Ägypten bleibt tief gespalten
Stichwahl zwischen Ex-Premier und Islamisten
Bei der Präsidentenwahl in Ägypten deutet alles auf eine Stichwahl im Juni zwischen Mohamed Mursi, einem Kandidaten der Muslimbrüder, und Ahmed Shafik, dem letzten Premier des gestürzten Machthabers Mubarak. Die große Frage wird sein, was die liberaleren Wähler tun, die nun nicht zum Zug gekommen sind.
8. April 2017, 21:58
Mittagsjournal, 25.5.2012
Karim el-Gawhary im Gespräch mit Andrea Maiwald.
Frage der Netzwerke
An dem Ergebnis kann man sehen, dass in Ägypten nur gewinnen kann, wer einen Apparat und Institutionen hinter sich hat. So hat die Muslimbrüderschaft seit 80 Jahren ein Netzwerk in Ägypten, das sich bis ins letzte Dorf spannt. Das hat sich als entscheidend für die Mobilisierung der Wähler für Mohamed Mursi erwiesen. Auf der anderen Seite kann sich Ahmed Shafik als Mann des alten Regimes auf Netzwerke der alten Regierungspartei stützen. Die Ägypter haben in der Stichwahl die Auswahl zwischen einem Islamisten und einem Mann Mubaraks. Alle, die anders waren und etwas Neues bringen wollten und liberalere Ideen hatten, sind aus dem Rennen.

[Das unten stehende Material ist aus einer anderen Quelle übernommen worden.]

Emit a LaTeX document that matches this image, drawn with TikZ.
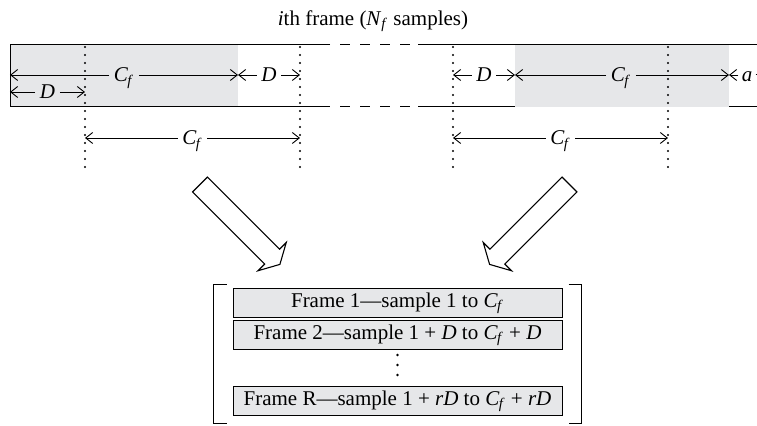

Was tut das "liberale Lager"?
In der Stichwahl wird es um die Frage gehen, wie sich jene 40 Prozent verhalten, die nun "rausgeflogen" sind. Stimmen sie tatsächlich für einen Mann des alten Regimes um die Islamisten zu verhindern? Oder werden sie die Islamisten wählen, weil sie nicht das alte Regime zurückhaben wollen? Für viele ist Shafik ein "Mann mit Blut an den Fingern" und sie wollen nicht, dass das alte Regime mit Korruption, Folter und Polizeiwillkür über diesen Mann wieder zurückkommt. Auf der anderen Seite wollen viele verhindern, dass die Muslimbrüder neben der Parlamentsmehrheit auch noch das Präsidentenamt besetzen und aus Ägypten möglicherweise einen islamischen Staat machen.
Verrat an der Revolution?
Die Situation wird auf jeden Fall sehr polarisierend sein: Wenn die Muslimbrüder alles kontrollieren, wird sich das sekulare liberale Lager ausgeschlossen fühlen. Und gewinnt Shafik, dann fühlt sich die gesamte Revolution mehr oder weniger verraten.